My take on Lord Neuberger’s warning of the brutal consequences of legal aid cuts
By Peter Jones, Partner
This week, Lord Neuberger, the UK’s most senior judge, warned that reforms introduced from April 1 – which will scrap legal aid for family matters including financial issues, residency and contact with children – could undermine the rule of law.
Lord Neuberger, the President of the Supreme Court, also forecast that this would lead to people taking the law into their own hands because they no longer have access to justice.
He told the BBC that the changes – designed to cut the legal aid bill by £350m a year by 2015 – could lead to higher court costs.

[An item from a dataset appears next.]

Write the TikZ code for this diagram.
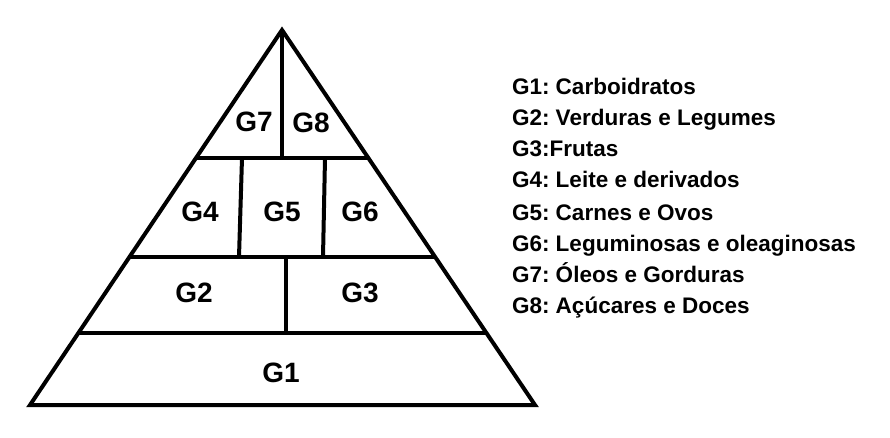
\documentclass[tikz,border=0pt]{standalone}
\usepackage{fontspec}
\setmainfont{Liberation Sans}
\usetikzlibrary{calc}
\frenchspacing
\begin{document}
\begin{tikzpicture}[x=1pt, y=-1pt, line width=4pt, line join=miter,group node/.style={font=\fontsize{28}{30}\selectfont\bfseries,inner sep=0pt},legend node/.style={anchor=base west,font=\fontsize{22.5}{26}\selectfont\bfseries,inner sep=0pt}]%
\useasboundingbox (0,0) rectangle (890,438);
\coordinate (apex) at (282,30);
\coordinate (bl) at (30,405);
\coordinate (br) at (535,405);
\draw (apex) -- (bl) -- (br) -- cycle;
\begin{scope}
\draw ($(apex)!0.3413!(bl)$) -- ($(apex)!0.3413!(br)$);
\draw ($(apex)!0.6053!(bl)$) -- ($(apex)!0.6053!(br)$);
\draw ($(apex)!0.808!(bl)$) -- ($(apex)!0.808!(br)$);
\draw (apex) -- (282,158);
\draw (242,158) -- (239,257);
\draw (325,158) -- (323,257);
\draw (286,257) -- (286,333);
\end{scope}
\begin{scope}[every node/.style={group node}]
\node (g7) at (254,122) {G7};
\node (g8) at (311,123) {G8};
\node (g4) at (200,212) {G4};
\node (g5) at (282,212) {G5};
\node (g6) at (360,212) {G6};
\node (g2) at (194,293) {G2};
\node (g3) at (360,293) {G3};
\node (g1) at (281,373) {G1};
\end{scope}
\begin{scope}[every node/.style={legend node}]
\node (l1) at (510,95) {G1: Carboidratos};
\node (l2) at (510,126) {G2: Verduras e Legumes};
\node (l3) at (510,157) {G3:Frutas};
\node (l4) at (510,188) {G4: Leite e derivados};
\node (l5) at (510,220) {G5: Carnes e Ovos};
\node (l6) at (510,251) {G6: Leguminosas e oleaginosas};
\node (l7) at (510,282) {G7: Óleos e Gorduras};
\node (l8) at (510,313) {G8: Açúcares e Doces};
\end{scope}
\end{tikzpicture}
\end{document}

I agree wholeheartedly with Lord Neuberger’s concerns. The sad reality of these reforms is that hundreds of thousands of families will be left in a legal wilderness feeling stressed and traumatised because they won’t know which way to turn. – and who to turn to.
I fear that these cruel cuts which deprive the least wealthy and most vulnerable members of our society of free or subsidised advice or representation in key areas – will have disastrous consequences.
The repercussions include more children playing truant from school, a rise in instances of depression causing people to take time off work – and increasing the strain on the NHS budget. I also predict an increase in crime as children’s problems are left unresolved.
When I embarked upon my legal career, there was an ambition within government and the profession to enable everyone to have access to justice. The more vulnerable members of society were supported through legal aid; indeed it was a fundamental part of the legal structure.
Currently a substantial percentage of cases are resolved by the early and skilful intervention of legal expertise – usually a matrimonial lawyer – but cuts in legal aid will put this kind of expert advice out of the reach of many couples.
This change in legal aid provision is, in my view, false economy. I agree with Lord Neuberger that we will see a substantial and sustained increase in people representing themselves, putting a strain on the court system and the Judge’s time – both of which are under siege at the present.
Cases will be delayed as the layperson is likely to be poorly prepared as well as unused to the protocols of family courts. Adjournments will cause frustration, which may well boil over and exacerbate an already tense and problematic family situation.
Badly prepared Petitions and individuals trying to ‘self help’ will painstakingly swing backwards and forwards to court with little progress being made. Judges will need to dig deeper into financial matters to avoid being unfair and cases will take longer where there are problems of disclosure. Both judges and the parties involved will become frustrated, increasingly intolerant and polarised in their views.
So why has the Government failed so abysmally to count the real financial, emotional and social cost of its legislation?